> **WORK INSTRUCTIONS**: Write out the data below exactly as given, without any of its pictures.

━━━━━━

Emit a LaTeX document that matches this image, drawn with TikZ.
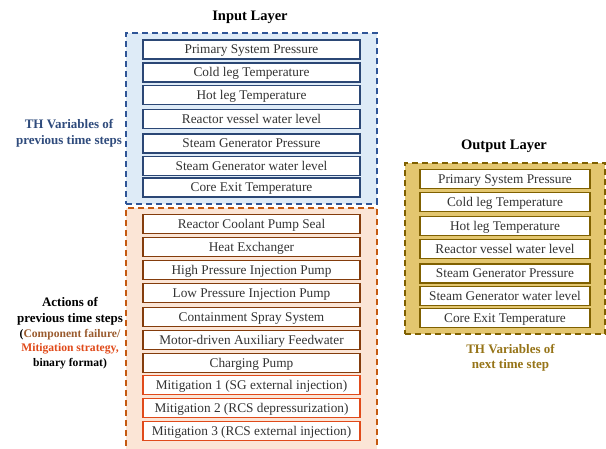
\documentclass[tikz,border=0pt]{standalone}
\usepackage{fontspec}
\setmainfont{Liberation Serif}
\usetikzlibrary{fit,backgrounds}
\definecolor{inlayerink}{HTML}{2F5597}
\definecolor{inlayerfill}{HTML}{DEEBF7}
\definecolor{varink}{HTML}{2B4775}
\definecolor{actlayerink}{HTML}{C55A11}
\definecolor{actlayerfill}{HTML}{FBE5D6}
\definecolor{actink}{HTML}{843C0C}
\definecolor{mitink}{HTML}{E04A1A}
\definecolor{failink}{HTML}{9A5B2E}
\definecolor{outlayerink}{HTML}{7F6000}
\definecolor{outlayerfill}{HTML}{E3C66F}
\definecolor{outlblink}{HTML}{967418}
\definecolor{thlblink}{HTML}{2F4B7C}

\begin{document}
\begin{tikzpicture}[x=1pt,y=-1pt,
  var/.style={draw=varink, line width=1.6pt, rectangle, fill=white, inner sep=0pt, minimum width=217pt, minimum height=19pt, text height=8.6pt, text depth=0pt, text=black!80, font=\fontsize{13.3}{15}\selectfont},
  act/.style={var, draw=actink},
  mit/.style={var, draw=mitink},
  outvar/.style={var, draw=outlayerink, minimum width=170pt},
  layer/.style={rectangle, line width=1.8pt, dash pattern=on 6pt off 4pt, inner xsep=16pt, inner ysep=6pt},
  title/.style={font=\fontsize{14.5}{17}\selectfont\bfseries},
  side/.style={align=center, font=\fontsize{13}{15.5}\selectfont\bfseries}]
\useasboundingbox (0,0) rectangle (606,448);
\clip (0,0) rectangle (606,448);
\node[title] (intitle) at (250,17) {Input Layer};
\node[var] (i1) at (251.5,49.5)  {Primary System Pressure};
\node[var] (i2) at (251.5,72.5)  {Cold leg Temperature};
\node[var] (i3) at (251.5,95)    {Hot leg Temperature};
\node[var] (i4) at (251.5,119)   {Reactor vessel water level};
\node[var] (i5) at (251.5,143.5) {Steam Generator Pressure};
\node[var] (i6) at (251.5,166)   {Steam Generator water level};
\node[var] (i7) at (251.5,187.5) {Core Exit Temperature};
\node[act] (a1) at (251.5,224) {Reactor Coolant Pump Seal};
\node[act] (a2) at (251.5,247) {Heat Exchanger};
\node[act] (a3) at (251.5,270) {High Pressure Injection Pump};
\node[act] (a4) at (251.5,293) {Low Pressure Injection Pump};
\node[act] (a5) at (251.5,317) {Containment Spray System};
\node[act] (a6) at (251.5,340) {Motor-driven Auxiliary Feedwater};
\node[act] (a7) at (251.5,363) {Charging Pump};
\node[mit] (a8) at (251.5,385) {Mitigation 1 (SG external injection)};
\node[mit] (a9) at (251.5,408) {Mitigation 2 (RCS depressurization)};
\node[mit] (a10) at (251.5,431) {Mitigation 3 (RCS external injection)};
\coordinate (abot) at (251.5,448);
\node[title] (outtitle) at (504,146) {Output Layer};
\node[outvar] (o1) at (505,179)   {Primary System Pressure};
\node[outvar] (o2) at (505,202)   {Cold leg Temperature};
\node[outvar] (o3) at (505,226)   {Hot leg Temperature};
\node[outvar] (o4) at (505,249)   {Reactor vessel water level};
\node[outvar] (o5) at (505,273.5) {Steam Generator Pressure};
\node[outvar] (o6) at (505,296)   {Steam Generator water level};
\node[outvar] (o7) at (505,318)   {Core Exit Temperature};
\begin{scope}[on background layer]
\node[layer, draw=inlayerink, fill=inlayerfill, fit=(i1)(i7)] (inlayer) {};
\node[layer, draw=actlayerink, fill=actlayerfill, fit=(a1)(a10)(abot)] (actlayer) {};
\node[layer, draw=outlayerink, fill=outlayerfill, inner xsep=14.5pt, fit=(o1)(o7)] (outlayer) {};
\end{scope}
\node[side, text=thlblink] (thprev) at (69,133.5) {TH Variables of\\previous time steps};
\node[side] (actlbl) at (70,311.5) {Actions of\\previous time steps};
\node[side, font=\fontsize{11.6}{14.5}\selectfont\bfseries] (actsub) at (70,349) {(\textcolor{failink}{Component failure/}\\\textcolor{mitink}{Mitigation strategy,}\\binary format)};
\node[side, text=outlblink] (thnext) at (510.5,358) {TH Variables of\\next time step};
\end{tikzpicture}
\end{document}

━━━━━━

> **THE ANSWER**:
Emit a LaTeX document that matches this image, drawn with TikZ.
\documentclass[tikz,border=0pt]{standalone}
\usepackage{fontspec}
\setmainfont{Liberation Serif}
\usetikzlibrary{fit,backgrounds}
\definecolor{inlayerink}{HTML}{2F5597}
\definecolor{inlayerfill}{HTML}{DEEBF7}
\definecolor{varink}{HTML}{2B4775}
\definecolor{actlayerink}{HTML}{C55A11}
\definecolor{actlayerfill}{HTML}{FBE5D6}
\definecolor{actink}{HTML}{843C0C}
\definecolor{mitink}{HTML}{E04A1A}
\definecolor{failink}{HTML}{9A5B2E}
\definecolor{outlayerink}{HTML}{7F6000}
\definecolor{outlayerfill}{HTML}{E3C66F}
\definecolor{outlblink}{HTML}{967418}
\definecolor{thlblink}{HTML}{2F4B7C}

\begin{document}
\begin{tikzpicture}[x=1pt,y=-1pt,
  var/.style={draw=varink, line width=1.6pt, rectangle, fill=white, inner sep=0pt, minimum width=217pt, minimum height=19pt, text height=8.6pt, text depth=0pt, text=black!80, font=\fontsize{13.3}{15}\selectfont},
  act/.style={var, draw=actink},
  mit/.style={var, draw=mitink},
  outvar/.style={var, draw=outlayerink, minimum width=170pt},
  layer/.style={rectangle, line width=1.8pt, dash pattern=on 6pt off 4pt, inner xsep=16pt, inner ysep=6pt},
  title/.style={font=\fontsize{14.5}{17}\selectfont\bfseries},
  side/.style={align=center, font=\fontsize{13}{15.5}\selectfont\bfseries}]
\useasboundingbox (0,0) rectangle (606,448);
\clip (0,0) rectangle (606,448);
\node[title] (intitle) at (250,17) {Input Layer};
\node[var] (i1) at (251.5,49.5)  {Primary System Pressure};
\node[var] (i2) at (251.5,72.5)  {Cold leg Temperature};
\node[var] (i3) at (251.5,95)    {Hot leg Temperature};
\node[var] (i4) at (251.5,119)   {Reactor vessel water level};
\node[var] (i5) at (251.5,143.5) {Steam Generator Pressure};
\node[var] (i6) at (251.5,166)   {Steam Generator water level};
\node[var] (i7) at (251.5,187.5) {Core Exit Temperature};
\node[act] (a1) at (251.5,224) {Reactor Coolant Pump Seal};
\node[act] (a2) at (251.5,247) {Heat Exchanger};
\node[act] (a3) at (251.5,270) {High Pressure Injection Pump};
\node[act] (a4) at (251.5,293) {Low Pressure Injection Pump};
\node[act] (a5) at (251.5,317) {Containment Spray System};
\node[act] (a6) at (251.5,340) {Motor-driven Auxiliary Feedwater};
\node[act] (a7) at (251.5,363) {Charging Pump};
\node[mit] (a8) at (251.5,385) {Mitigation 1 (SG external injection)};
\node[mit] (a9) at (251.5,408) {Mitigation 2 (RCS depressurization)};
\node[mit] (a10) at (251.5,431) {Mitigation 3 (RCS external injection)};
\coordinate (abot) at (251.5,448);
\node[title] (outtitle) at (504,146) {Output Layer};
\node[outvar] (o1) at (505,179)   {Primary System Pressure};
\node[outvar] (o2) at (505,202)   {Cold leg Temperature};
\node[outvar] (o3) at (505,226)   {Hot leg Temperature};
\node[outvar] (o4) at (505,249)   {Reactor vessel water level};
\node[outvar] (o5) at (505,273.5) {Steam Generator Pressure};
\node[outvar] (o6) at (505,296)   {Steam Generator water level};
\node[outvar] (o7) at (505,318)   {Core Exit Temperature};
\begin{scope}[on background layer]
\node[layer, draw=inlayerink, fill=inlayerfill, fit=(i1)(i7)] (inlayer) {};
\node[layer, draw=actlayerink, fill=actlayerfill, fit=(a1)(a10)(abot)] (actlayer) {};
\node[layer, draw=outlayerink, fill=outlayerfill, inner xsep=14.5pt, fit=(o1)(o7)] (outlayer) {};
\end{scope}
\node[side, text=thlblink] (thprev) at (69,133.5) {TH Variables of\\previous time steps};
\node[side] (actlbl) at (70,311.5) {Actions of\\previous time steps};
\node[side, font=\fontsize{11.6}{14.5}\selectfont\bfseries] (actsub) at (70,349) {(\textcolor{failink}{Component failure/}\\\textcolor{mitink}{Mitigation strategy,}\\binary format)};
\node[side, text=outlblink] (thnext) at (510.5,358) {TH Variables of\\next time step};
\end{tikzpicture}
\end{document}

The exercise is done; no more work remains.